The biggest weakness, for me, is the conceit that Kes is “Lewis Zimmerman”‘s wife. She runs the gamut from Loving and Concerned to Loving and Afraid, but aside from being a complete waste of Jennifer Lien’s skills, I just … don’t like it. Age gaps, for me, work when the younger partner is effectively the older one’s equal, just lacking experience. “Zimmerman” and Kes are just a retread of the “grumpy STEM guy and beautiful young wife” dynamic.

And worst of all, it ends with Kes warning the Doctor not to let Neelix find out about this aspect of his fantasy. Har har, her boyfriend is chronically and irrationally jealous and if he finds out other men think she’s attractive, he’ll make her pay for it.
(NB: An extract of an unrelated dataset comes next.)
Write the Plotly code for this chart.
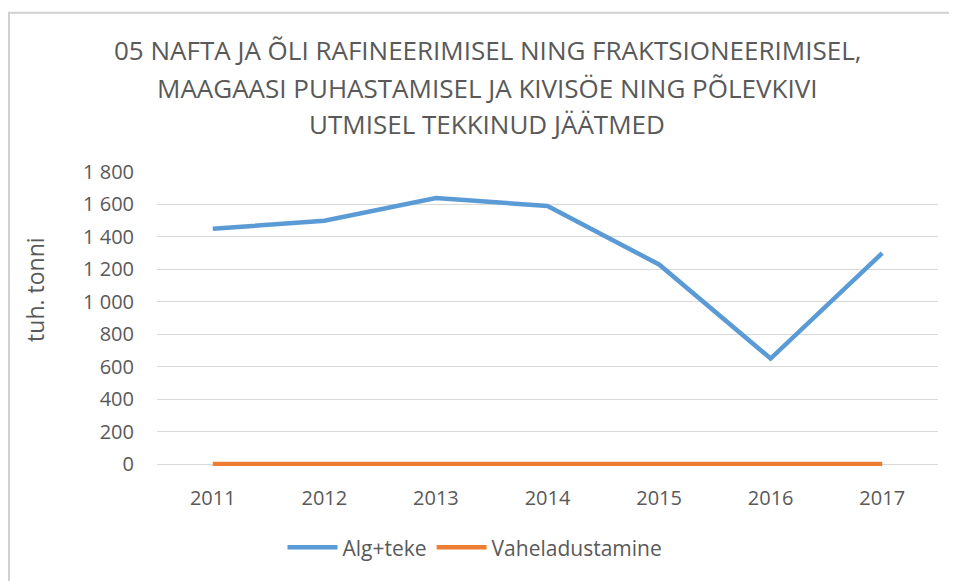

What a laugh.

I even have Opinions about the costume design for “Kes Zimmerman” — she wears a layered tunic over leggings and undershirt, like the real Kes, but it’s looser and longer, with the tunic made of a heavier, embroidered fabric. Is this an attempt to make “Kes Zimmerman” seem older, or is there an underlying idea that wife = matron = dowdier clothing?

Also, I have a few words to say about Reg Barclay

Barclay was introduced on TNG as a talented engineer whose crippling social anxiety leads him to neglect his duties in favour of hiding out on the holodeck, acting out scenarios where he’s cool and popular. He’s popular among fans — particularly men — for representing, well, the sort of personality that is drawn to Star Trek.

Highlights of his holodeck fantasies include sexy interactions with his female co-workers and aggressive ones with the men. There’s also some Three Musketeers action, but mostly, by twenty-first century standards, he is a whole Soviet Union May Day parade of red flags.

Needless to say, I’m not a big fan. I don’t love the secondhand embarrassment of watching him deal with real people, and I hate the subtext of his holodeck adventures. His later TNG episodes see him getting therapy and moving past the holodeck thing, but the secondhand embarrassment remains. And, of course, this was all in the early ’90s, so the sexual harassment of his female superior officers wasn’t acknowledged — in fact, as I recall (it’s been at least a decade since I watched “Hollow Pursuits”) Deanna expresses dismay at the sexy “goddess of empathy” persona she was given, and Riker smirks and says it suits her.

(Someone on Reddit tried to tell me that Sylvia Tilly is to women what Barclay is to men — which is frankly insulting to Tilly, who works hard, pushes herself to improve, and has so far managed to refrain from sexually harassing her colleagues.)

Having said all this, working in high level holographic programming on Jupiter Station is a really good fit for him, and puts him in an environment where his colleagues are equally eccentric. (And, as we see in a later season, it’s all men, which … you know, there are probably some brilliant female holographic engineers who decided to leave Starfleet and pursue their careers as civilians. Ugh.)

Other observations

In conclusion

As you know, Bob, I’m not the biggest fan of the Doctor these days. But this is a solid character piece for him, and far more watchable than “Heroes and Demons”. Three identity crises out of five.